Building business credit is an underutilized business tool that small businesses and single-employee businesses often overlook or simply don’t know about. After all, it’s not like they teach you how to use business credit in school. And even if they did, that doesn’t mean you went to school for business before you opened your company!
So what is business credit? And how do you use it?
Business credit is credit that is obtained with an Employer Identification Number (EIN) instead of a personal Social Security number. The credit is linked to the business, not to you. There are a variety of benefits from using the business to obtain credit instead of giving a personal guarantee, but first, let’s look at how to get started.
Establishing Business Credit
As we mentioned before, business credit is credit in a business name, that’s linked to the business’s EIN number not the owner’s SSN. When done properly, business credit can be obtained with no personal credit check and no personal guarantee.
A lot of times, business owners get confused because they can obtain a “business card” using their SSN. This is not going to build true business credit. Unfortunately, this is still linked to your personal credit profile.

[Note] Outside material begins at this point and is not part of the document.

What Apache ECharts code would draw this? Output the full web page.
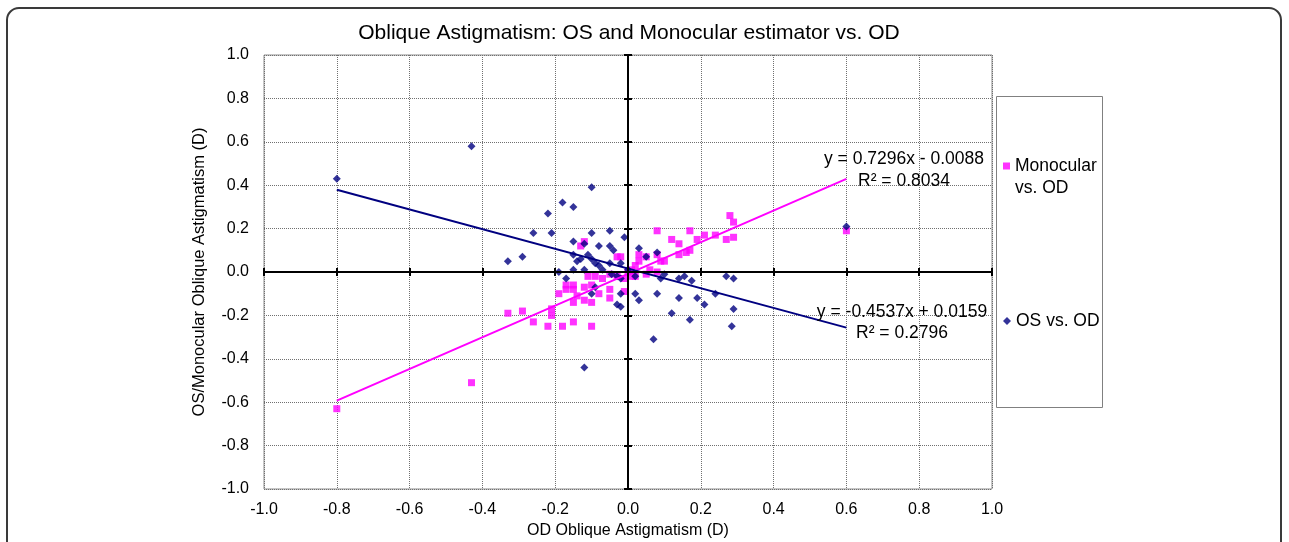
<!DOCTYPE html>
<html><head><meta charset="utf-8">
<script src="https://cdn.jsdelivr.net/npm/echarts@6/dist/echarts.min.js"></script>
<style>html,body{margin:0;padding:0;background:#fff}#c{width:1289px;height:542px}</style>
</head><body><div id="c"></div>
<script>
// ---- data ----
const titleText = 'Oblique Astigmatism: OS and Monocular estimator vs. OD';
const xAxisName = 'OD Oblique Astigmatism (D)';
const yAxisName = 'OS/Monocular Oblique Astigmatism (D)';
const axisRange = [-1, 1];
const axisStep = 0.2;

const monocularName = 'Monocular vs. OD';
const osName = 'OS vs. OD';

const monocularPoints = [
  [-0.80, -0.63], [-0.43, -0.51], [0.60, 0.19],
  [-0.33, -0.19], [-0.29, -0.18], [-0.26, -0.23], [-0.22, -0.25], [-0.21, -0.17],
  [-0.21, -0.20], [-0.18, -0.25], [-0.15, -0.23], [-0.10, -0.25], [-0.19, -0.10],
  [-0.17, -0.08], [-0.15, -0.08], [-0.14, -0.11], [-0.15, -0.14], [-0.12, -0.13],
  [-0.10, -0.14], [-0.12, -0.07], [-0.08, -0.10], [-0.05, -0.12], [-0.05, -0.08],
  [-0.11, -0.02], [-0.09, -0.02], [-0.07, -0.03], [-0.01, -0.09], [-0.03, -0.02],
  [-0.01, -0.03], [0.01, -0.02], [0.08, 0.19], [0.17, 0.19], [0.12, 0.15],
  [0.14, 0.13], [0.19, 0.15], [0.21, 0.17], [0.24, 0.17], [0.27, 0.15],
  [0.28, 0.26], [0.29, 0.23], [0.29, 0.16], [0.14, 0.08], [0.16, 0.09],
  [0.17, 0.10], [0.08, 0.08], [0.10, 0.05], [0.09, 0.05], [0.03, 0.08],
  [0.03, 0.05], [0.02, 0.03], [-0.02, 0.07], [0.08, 0.00], [-0.12, 0.14],
  [-0.13, 0.12], [0.00, 0.00], [-0.05, -0.01], [0.05, -0.01], [0.01, 0.01],
  [-0.03, 0.07], [0.05, 0.07], [-0.17, -0.06], [-0.15, -0.06], [-0.10, -0.06],
  [0.06, 0.01], [0.02, -0.02]
];

const osPoints = [
  [-0.80, 0.43], [-0.43, 0.58], [0.60, 0.21], [-0.10, 0.39], [-0.18, 0.32],
  [-0.15, 0.30], [-0.22, 0.27], [-0.26, 0.18], [-0.21, 0.18], [-0.10, 0.18],
  [-0.05, 0.19], [-0.01, 0.16], [-0.15, 0.14], [-0.12, 0.13], [-0.08, 0.12],
  [-0.05, 0.12], [-0.04, 0.10], [0.03, 0.11], [-0.29, 0.07], [-0.33, 0.05],
  [-0.15, 0.08], [-0.14, 0.05], [-0.13, 0.06], [-0.10, 0.06], [-0.11, 0.08],
  [-0.09, 0.04], [-0.05, 0.04], [-0.02, 0.04], [-0.08, 0.03], [-0.19, 0.00],
  [-0.17, -0.03], [-0.15, 0.01], [-0.12, 0.01], [-0.07, 0.01], [0.00, 0.01],
  [0.05, 0.07], [0.08, 0.09], [0.02, -0.02], [0.10, -0.01], [0.09, -0.03],
  [0.14, -0.03], [0.155, -0.02], [0.175, -0.04], [0.27, -0.02], [0.29, -0.03],
  [0.24, -0.10], [0.02, -0.10], [0.03, -0.13], [0.08, -0.10], [0.14, -0.12],
  [0.19, -0.12], [0.21, -0.15], [0.12, -0.19], [0.17, -0.22], [0.29, -0.17],
  [0.285, -0.25], [0.07, -0.31], [-0.02, -0.16], [-0.12, -0.44], [-0.09, -0.07],
  [-0.10, -0.10], [-0.045, -0.01], [-0.03, -0.02], [-0.02, -0.03], [-0.02, -0.10],
  [-0.03, -0.15]
];

// trendline coefficients as printed on the chart: slope, intercept, R²
const monocularFit = [0.7296, -0.0088, 0.8034];
const osFit = [-0.4537, 0.0159, 0.2796];

// ---- helpers ----
const FONT = 'Liberation Sans';
function fitLine(points, fit) {
  const xs = points.map(p => p[0]);
  const lo = Math.min(...xs), hi = Math.max(...xs);
  return [[lo, fit[0] * lo + fit[1]], [hi, fit[0] * hi + fit[1]]];
}
function eqText(fit) {
  const s = fit[0].toFixed(4);
  const b = fit[1] < 0 ? ' - ' + Math.abs(fit[1]).toFixed(4) : ' + ' + fit[1].toFixed(4);
  return 'y = ' + s + 'x' + b + '\nR² = ' + fit[2].toFixed(4);
}
const fmt = v => v.toFixed(1);
const PINK = '#FF00FF', NAVY = '#000080';

function zeroAxis(kind, inside) {
  return {
    type: 'value', min: axisRange[0], max: axisRange[1], interval: axisStep,
    position: kind === 'x' ? 'bottom' : 'left',
    axisLine: { show: true, onZero: true, onZeroAxisIndex: 0, lineStyle: { color: '#000', width: 2 } },
    axisTick: { show: true, inside: inside, length: 4, lineStyle: { color: '#000', width: 2 } },
    axisLabel: { show: false }, splitLine: { show: false }, z: 5
  };
}

const chart = echarts.init(document.getElementById('c'), null, { renderer: 'canvas' });
chart.setOption({
  animation: false,
  backgroundColor: '#fff',
  textStyle: { fontFamily: FONT, color: '#000' },
  title: {
    text: titleText, left: 629, top: 23, textAlign: 'center', padding: 0,
    textStyle: { fontFamily: FONT, fontSize: 21, fontWeight: 'normal', color: '#000' }
  },
  grid: {
    left: 264, top: 55, width: 728, height: 434,
    show: true, borderColor: '#8c8c8c', borderWidth: 1, containLabel: false, outerBoundsMode: 'none'
  },
  xAxis: [
    {
      type: 'value', min: axisRange[0], max: axisRange[1], interval: axisStep, position: 'bottom',
      axisLine: { show: false, onZero: false }, axisTick: { show: false },
      axisLabel: { formatter: fmt, fontSize: 16, color: '#000', margin: 13, fontFamily: FONT },
      splitLine: { show: true, lineStyle: { type: 'dotted', color: '#707070', width: 1 } },
      name: xAxisName, nameLocation: 'middle', nameGap: 31,
      nameTextStyle: { fontSize: 16, color: '#000', fontFamily: FONT }
    },
    zeroAxis('x', true), zeroAxis('x', false)
  ],
  yAxis: [
    {
      type: 'value', min: axisRange[0], max: axisRange[1], interval: axisStep, position: 'left',
      axisLine: { show: false, onZero: false }, axisTick: { show: false },
      axisLabel: { formatter: fmt, fontSize: 16, color: '#000', margin: 15, fontFamily: FONT },
      splitLine: { show: true, lineStyle: { type: 'dotted', color: '#707070', width: 1 } },
      name: yAxisName, nameLocation: 'middle', nameGap: 56,
      nameTextStyle: { fontSize: 16.5, color: '#000', fontFamily: FONT }
    },
    zeroAxis('y', true), zeroAxis('y', false)
  ],
  legend: [
    {
      data: [{ name: monocularName, icon: 'rect' }], left: 1003, top: 133, orient: 'vertical',
      itemWidth: 7, itemHeight: 7, selectedMode: false, padding: 0,
      // a blank first line keeps the marker level with the first text line
      formatter: n => ' \n' + n.replace(' vs.', '\nvs.'),
      textStyle: { fontSize: 17.5, lineHeight: 22, color: '#000', fontFamily: FONT }
    },
    {
      data: [{ name: osName, icon: 'diamond' }], left: 1003, top: 311, orient: 'vertical',
      itemWidth: 8, itemHeight: 8, selectedMode: false, padding: 0,
      textStyle: { fontSize: 17.5, lineHeight: 20, color: '#000', fontFamily: FONT }
    }
  ],
  graphic: [
    { type: 'rect', shape: { x: 7, y: 8, width: 1274, height: 620, r: 12 },
      style: { fill: 'none', stroke: '#3a3a3a', lineWidth: 2 }, silent: true, z: 100 },
    { type: 'rect', shape: { x: 996.5, y: 96.5, width: 106, height: 311 },
      style: { fill: 'none', stroke: '#808080', lineWidth: 1 }, silent: true },
    { type: 'text', x: 904, y: 148, style: { text: eqText(monocularFit), fontSize: 17.5, lineHeight: 22,
      fontFamily: FONT, fill: '#000', align: 'center', verticalAlign: 'top' }, z: 50 },
    { type: 'text', x: 902, y: 302, style: { text: eqText(osFit), fontSize: 17.5, lineHeight: 21,
      fontFamily: FONT, fill: '#000', align: 'center', verticalAlign: 'top' }, z: 50 }
  ],
  series: [
    {
      name: monocularName, type: 'scatter', data: monocularPoints, symbol: 'rect', symbolSize: 7,
      itemStyle: { color: PINK }, z: 3
    },
    {
      name: osName, type: 'scatter', data: osPoints, symbol: 'diamond', symbolSize: 8,
      itemStyle: { color: NAVY }, z: 3
    },
    {
      name: 'Monocular trend', type: 'line', data: fitLine(monocularPoints, monocularFit),
      symbol: 'none', lineStyle: { color: PINK, width: 2 }, silent: true, z: 4
    },
    {
      name: 'OS trend', type: 'line', data: fitLine(osPoints, osFit),
      symbol: 'none', lineStyle: { color: NAVY, width: 2 }, silent: true, z: 4
    }
  ]
});
</script></body></html>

With most business credit cards you can use good CONSUMER credit to get approved. But what if your personal credit isn’t good? What if you don’t have a guarantor? This is when BUILDING BUSINESS CREDIT makes a ton of sense. Even if you have good personal credit, building your business credit helps you get even more money… and again, all without a personal guarantee!
How to Start Building Business Credit
Most consumer credit starts with secured credit cards or an account that has a well-established co-signer but co-signed accounts and secured accounts really aren’t popular or widely used in the business world. Most business credit starts with VENDOR accounts instead.
VENDOR accounts are accounts that typically offer terms such as Net 30, instead of revolving so if you get approved for $1,000 in vendor credit and use all $1,000 of it, you’d need to pay that money back in a set term such as within 30 days on a Net 30 account.
A Net 30 account would need to be paid in full within 30 days. In contrast, a Net 60 account would need to be paid in full within 60 days. Unlike with revolving accounts, you have a set time you must pay back what you borrowed or the credit you used.
Unfortunately from the roughly 50,000 vendors in the USA that offer trade lines only about 10% report to the commercial credit bureaus. So to start your business credit profile the RIGHT way, you need to get approved for vendor accounts that report to the business credit reporting agencies.
Once you’ve done this, you can then use the credit, pay back what you used, and the account gets reported to Dun & Bradstreet, Experian, or Equifax. Once reported, then you have tradelines, an established credit profile, and an established credit score.
Using your newly established business credit profile and score, you can then get approved for store credit, and eventually, store credit without needing to supply your SSN or personal guarantee.
This is possible because now your EIN credit profile is established, and can stand on its own. So if you leave your SSN off of the application, the credit issuer then pulls your EIN credit, sees a solid profile and score, and can then approve you for real revolving credit.